Economic activities are gaining momentum, as indicated by the PMI level reaching 57.8, signifying sustained demand for products and fostering confidence in the manufacturing sector.

The domestic equities market continued its positive sentiment from the previous week, with a healthy 12% growth in GST collection, totaling Rs 1.61 lakh crore for June. Nifty, driven by buying in heavyweight index stocks, sustained its upward momentum and closed the session with a gain of 133 points (+0.7%) at 19,323 levels, according to Siddhartha Khemka, Head of Retail Research at Motilal Oswal Financial Services.

Sector-wise, there was a mixed performance, with a rally observed in PSU banks (+3%) and oil & gas (+2%).
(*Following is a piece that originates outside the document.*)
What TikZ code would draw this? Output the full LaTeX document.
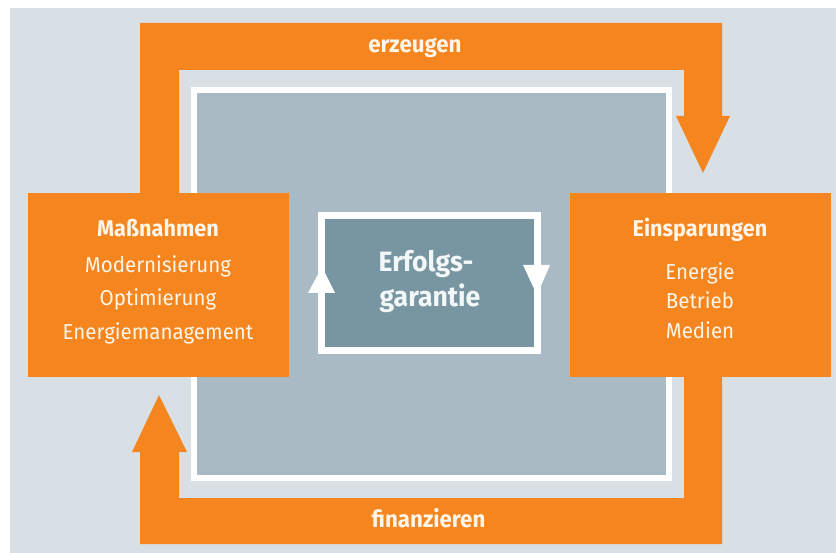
\documentclass[tikz,border=0pt]{standalone}
\usepackage{fontspec}
\setmainfont{Fira Sans}[FakeStretch=0.95]
\definecolor{bgc}{HTML}{D8E0E6}
\definecolor{orng}{HTML}{F5861F}
\definecolor{panelc}{HTML}{A9BAC5}
\definecolor{corec}{HTML}{7896A2}
\definecolor{cream}{HTML}{FFF5E8}
\begin{document}
\begin{tikzpicture}[x=1pt,y=-1pt,
  band/.style={fill=orng},
  obox/.style={fill=orng, minimum width=261pt, minimum height=184pt, inner sep=0pt},
  ttl/.style={font=\bfseries\fontsize{22.8}{26}\selectfont, text=cream, anchor=base, inner sep=0pt},
  itm/.style={font=\fontsize{21.6}{25}\selectfont, text=cream, anchor=base, inner sep=0pt},
  lbl/.style={font=\bfseries\fontsize{23.5}{27}\selectfont, text=cream, anchor=base, inner sep=0pt},
  ctr/.style={font=\bfseries\fontsize{28}{31}\selectfont, text=white!92!corec, anchor=base, inner sep=0pt},
  tri/.style={fill=white}]
\useasboundingbox (0,0) rectangle (836,553);
\fill[white] (0,0) rectangle (836,553);
\fill[bgc] (10,8) rectangle (836,553);
% large panel
\node[fill=panelc, draw=white, line width=6pt, minimum width=475pt, minimum height=388pt, inner sep=0pt] (panel) at (431.5,284) {};
% connectors (bands)
\coordinate (topTip) at (703,173);
\coordinate (botTip) at (159,395);
\fill[band] (140,200) -- (140,23) -- (722,23) -- (722,116) -- (730,116) -- (topTip) -- (676,116) -- (684,116) -- (684,70) -- (179,70) -- (179,200) -- cycle;
\fill[band] (684,370) -- (722,370) -- (722,544) -- (140,544) -- (140,452) -- (132,452) -- (botTip) -- (187,452) -- (179,452) -- (179,498) -- (684,498) -- cycle;
% boxes
\node[obox] (mass) at (158.5,285) {};
\node[obox] (eins) at (700.5,285) {};
% center
\node[fill=corec, draw=white, line width=7pt, minimum width=216pt, minimum height=135.5pt, inner sep=0pt] (core) at (429.5,283.25) {};
\fill[tri] (308,293) -- (322,267) -- (335,293) -- cycle;
\fill[tri] (523,265) -- (550,265) -- (537,295) -- cycle;
% texts
\node[ttl] (mT) at (158,237) {Maßnahmen};
\node[itm] (m1) at (158,273) {Modernisierung};
\node[itm] (m2) at (158,306) {Optimierung};
\node[itm] (m3) at (158,339.5) {Energiemanagement};
\node[ttl] (eT) at (700,237) {Einsparungen};
\node[itm] (e1) at (700,280) {Energie};
\node[itm] (e2) at (700,309) {Betrieb};
\node[itm] (e3) at (700,339) {Medien};
\node[lbl] (lt) at (415,53) {erzeugen};
\node[lbl] (lb) at (428.5,527) {finanzieren};
\node[ctr] (c1) at (426,272) {Erfolgs-};
\node[ctr] (c2) at (430,307) {garantie};
\end{tikzpicture}
\end{document}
Metal stocks gained attention due to marginally better-than-expected China manufacturing PMI data. Market movements will be influenced by upcoming macro data, including manufacturing PMI from the US, India’s manufacturing and service PMI, and the release of FOMC meeting minutes.
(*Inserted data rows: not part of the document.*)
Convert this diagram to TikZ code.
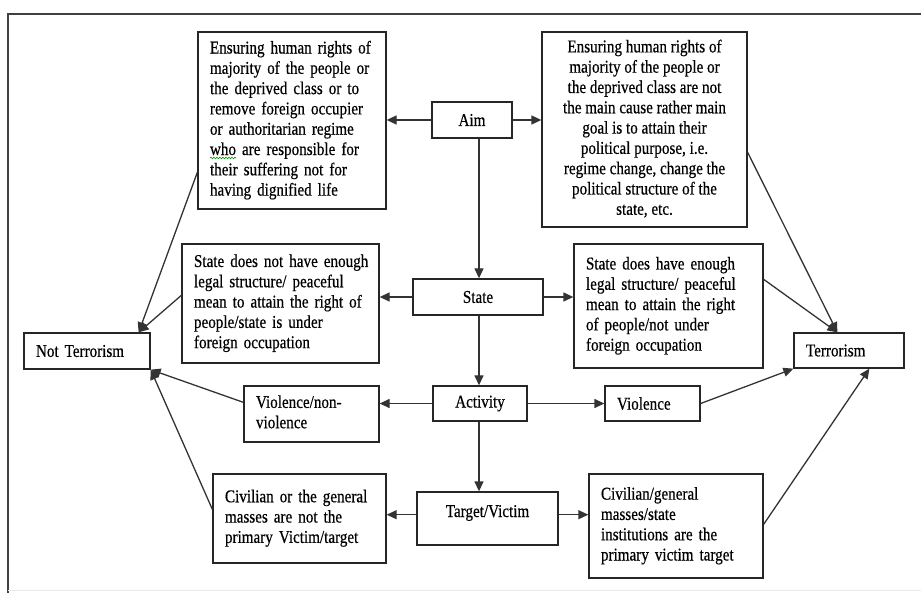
\documentclass[tikz,border=0pt]{standalone}
\usepackage{fontspec}
\setmainfont{Liberation Serif}[FakeStretch=0.84,FakeBold=0.5]
\usetikzlibrary{arrows.meta,decorations.pathmorphing,calc}
\newcommand\lns[1]{\begin{tabular}{@{}l@{}}#1\end{tabular}}
\newcommand\clns[1]{\begin{tabular}{@{}c@{}}#1\end{tabular}}
\begin{document}
\begin{tikzpicture}[x=1pt,y=-1pt,
  box/.style={draw=black!85, line width=1.3pt, fill=white,
    font=\fontsize{18}{20.3}\selectfont, inner ysep=0pt},
  lbox/.style={box, align=left, inner xsep=12pt},
  cbox/.style={box, align=center, inner xsep=0pt},
  arr/.style={draw=black!80, line width=1.3pt, -{Triangle[length=10pt,width=9pt]}}]
\useasboundingbox (0,0) rectangle (921,593);
% frame
\draw[line width=1.3pt, black!75] (8,593) -- (8,14) -- (921,14);
\draw[line width=1pt, black!8] (8,590) -- (921,590);
% nodes
\node[lbox, text width=164pt, minimum height=177pt] (a1) at (292,120.5)
  {\lns{Ensuring human rights of\\majority of the people or\\the deprived class or to\\remove foreign occupier\\or authoritarian regime\\who are responsible for\\their suffering not for\\having dignified life}};
\node[cbox, minimum width=80pt, minimum height=36pt] (aim) at (472,120) {Aim};
\node[cbox, minimum width=205pt, minimum height=195pt] (a2) at (644.5,129.5)
  {\clns{Ensuring human rights of\\majority of the people or\\the deprived class are not\\the main cause rather main\\goal is to attain their\\political purpose, i.e.\\regime change, change the\\political structure of the\\state, etc.}};
\node[lbox, text width=173pt, minimum height=119pt] (s1) at (280.5,303.5)
  {\lns{State does not have enough\\legal structure/ peaceful\\mean to attain the right of\\people/state is under\\foreign occupation}};
\node[cbox, minimum width=130pt, minimum height=36pt] (state) at (478,297) {State};
\node[lbox, text width=165pt, minimum height=124pt] (s2) at (668.5,306)
  {\lns{State does have enough\\legal structure/ peaceful\\mean to attain the right\\of people/not under\\foreign occupation}};
\node[lbox, text width=102pt, minimum height=36pt] (nt) at (87,351) {Not Terrorism};
\node[lbox, text width=86pt, minimum height=35pt] (t) at (849,350.5) {Terrorism};
\node[lbox, text width=111pt, minimum height=56pt] (vnv) at (311.5,414)
  {\lns{Violence/non-\\violence}};
\node[cbox, minimum width=94pt, minimum height=35pt] (act) at (480,403.5) {Activity};
\node[lbox, text width=71pt, minimum height=35pt] (vio) at (652.5,403.5) {Violence};
\node[lbox, text width=149pt, minimum height=89pt] (c1) at (299.5,518.5)
  {\lns{Civilian or the general\\masses are not the\\primary Victim/target}};
\node[cbox, minimum width=141pt, text height=25pt, text depth=28pt] (tv) at (487.5,518.5) {Target/Victim};
\node[lbox, text width=150pt, minimum height=104pt] (c2) at (676,526)
  {\lns{Civilian/general\\masses/state\\institutions are the\\primary victim target}};
% grammar squiggle under "who"
\draw[green!60!black, line width=0.6pt, decorate,
  decoration={snake, amplitude=0.8pt, segment length=3pt}] (210,158) -- (236,158);
% vertical spine
\coordinate (vx) at (479,0);
\draw[arr] (aim.south -| vx) -- (state.north -| vx);
\draw[arr] (state.south -| vx) -- (act.north -| vx);
\draw[arr] (act.south -| vx) -- (tv.north -| vx);
% horizontal arrows
\draw[arr] (aim.west) -- (aim.west -| a1.east);
\draw[arr] (aim.east) -- (aim.east -| a2.west);
\draw[arr] (state.west) -- (state.west -| s1.east);
\draw[arr] (state.east) -- (state.east -| s2.west);
\draw[arr] (act.west) -- (act.west -| vnv.east);
\draw[arr] (act.east) -- (act.east -| vio.west);
\draw[arr] (tv.mid west) -- (tv.mid west -| c1.east);
\draw[arr] (tv.mid east) -- (tv.mid east -| c2.west);
% to Not Terrorism
\draw[arr] ($(a1.north west)+(0,141)$) -- ($(nt.north east)+(-12,0)$);
\draw[arr] ($(s1.north west)+(0,52)$) -- ($(nt.north east)+(-12,0)$);
\draw[arr] ($(vnv.north west)+(0,17)$) -- (nt.south east);
\draw[arr] ($(c1.north west)+(0,36)$) -- (nt.south east);
% to Terrorism
\draw[arr] ($(a2.north east)+(0,121)$) -- ($(t.north west)+(44,0)$);
\draw[arr] ($(s2.north east)+(0,36)$) -- ($(t.north west)+(44,0)$);
\draw[arr] (vio.east) -- (t.south west);
\draw[arr] ($(c2.north east)+(0,51)$) -- ($(t.south west)+(76,0)$);
\end{tikzpicture}
\end{document}
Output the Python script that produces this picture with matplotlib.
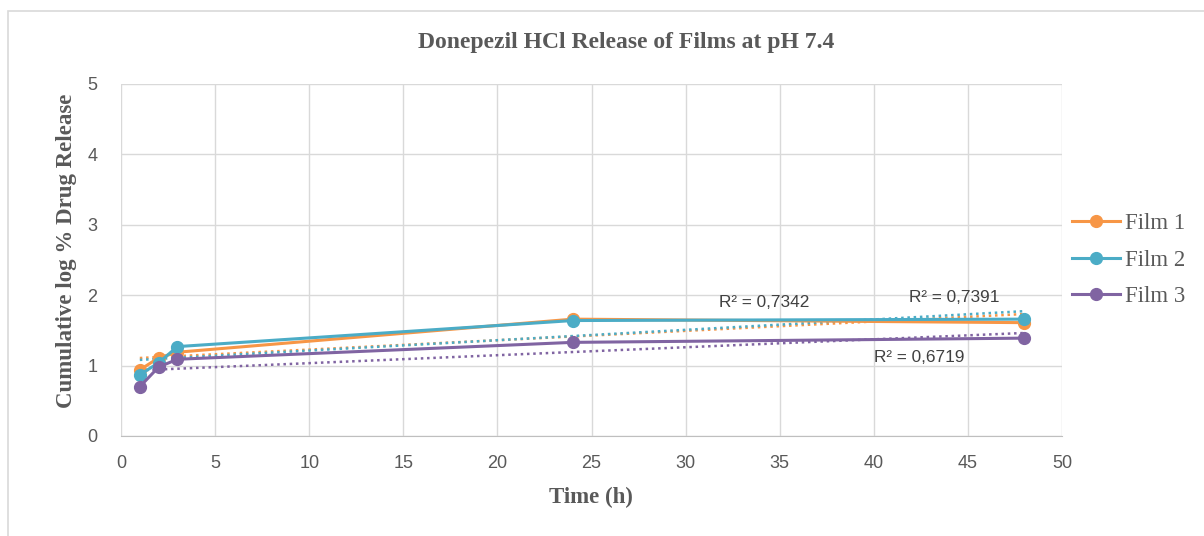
import matplotlib
matplotlib.use("Agg")
import matplotlib.pyplot as plt
import numpy as np
from matplotlib.patches import Rectangle

# data
time_h = [1, 2, 3, 24, 48]
film1 = [0.94, 1.11, 1.19, 1.66, 1.61]
film2 = [0.87, 1.04, 1.27, 1.64, 1.66]
film3 = [0.70, 0.98, 1.09, 1.33, 1.39]
series_names = ["Film 1", "Film 2", "Film 3"]
r2_labels = ["R² = 0,7342", "R² = 0,7391", "R² = 0,6719"]

colors = ["#F79646", "#4BACC6", "#8064A2"]
serif = ["Liberation Serif", "DejaVu Serif"]
sans = ["Liberation Sans", "DejaVu Sans"]
W, H = 1204, 536

fig = plt.figure(figsize=(W / 100, H / 100), dpi=100)
fig.patches.append(Rectangle((8 / W, -0.1), 1.2, (H - 11) / H + 0.1,
                             transform=fig.transFigure, fill=False,
                             edgecolor="#d9d9d9", linewidth=1.2))
ax = fig.add_axes([121 / W, 1 - 436 / H, 941 / W, 352 / H])

t = np.asarray(time_h, dtype=float)
handles = []
for values, name, color in zip((film1, film2, film3), series_names, colors):
    (h,) = ax.plot(t, values, "-o", color=color, linewidth=2.2,
                   markersize=8.5, label=name, zorder=3)
    handles.append(h)
    # linear trend line, as in the spreadsheet chart
    slope, intercept = np.polyfit(t, values, 1)
    ax.plot([t[0], t[-1]], [slope * t[0] + intercept, slope * t[-1] + intercept],
            linestyle=(0, (1, 1.5)), color=color, linewidth=1.8, zorder=2)

for (x, y), text in zip([(34.2, 1.89), (44.3, 1.97), (42.4, 1.11)], r2_labels):
    ax.text(x, y, text, ha="center", va="center", fontsize=12.4,
            family=sans, color="#404040")

ax.set_xlim(0, 50)
ax.set_ylim(0, 5)
ax.set_xticks(np.arange(0, 51, 5))
ax.set_yticks(np.arange(0, 6, 1))
ax.grid(color="#d9d9d9", linewidth=1)
ax.set_axisbelow(True)
for side in ("top", "right", "left"):
    ax.spines[side].set_visible(False)
ax.spines["bottom"].set_color("#bfbfbf")
ax.tick_params(length=0, labelsize=13, labelcolor="#595959")
ax.tick_params(axis="x", pad=14)
ax.tick_params(axis="y", pad=17)
for label in ax.get_xticklabels() + ax.get_yticklabels():
    label.set_family(sans)

fig.text(591 / W, 1 - 497 / H, "Time (h)", ha="center", va="center",
         family=serif, fontsize=16.5, fontweight="bold", color="#595959")
fig.text(67 / W, 1 - 251 / H, "Cumulative log % Drug Release", rotation=90,
         ha="center", va="center", family=serif, fontsize=16.5,
         fontweight="bold", color="#595959")
fig.text(626 / W, 1 - 42 / H, "Donepezil HCl Release of Films at pH 7.4",
         ha="center", va="center", family=serif, fontsize=17,
         fontweight="bold", color="#595959")

fig.legend(handles=handles, loc="center left", bbox_to_anchor=(1072 / W, 1 - 260 / H),
           frameon=False, prop={"family": serif, "size": 16.5}, labelcolor="#595959",
           handlelength=2.1, handletextpad=0.2, labelspacing=0.68,
           borderaxespad=0, borderpad=0)

fig.savefig("out.png", dpi=100, facecolor="white")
The overall market structure remains positive, with Nifty achieving new highs at a steady pace. Expectations of healthy Q1FY24 numbers keep PSU banks in focus, while reduced monsoon deficiency of 10% brings attention to agri-related stocks.

However, analysts caution that the stock market carries high risks due to rich valuations, and unforeseen negative developments could trigger a sharp correction. V. K. Vijayakumar, Chief Investment Strategist at Geojit Financial Services, notes that the ongoing rally has led to expensive valuations, with Nifty trading above 20 times estimated FY 24 earnings, surpassing the historical average.

“While momentum can drive the market higher, the high valuations pose risks. Unforeseen negative developments could trigger a sharp correction. Therefore, investors must remain cautious even while staying invested in the market,” Vijayakumar advised.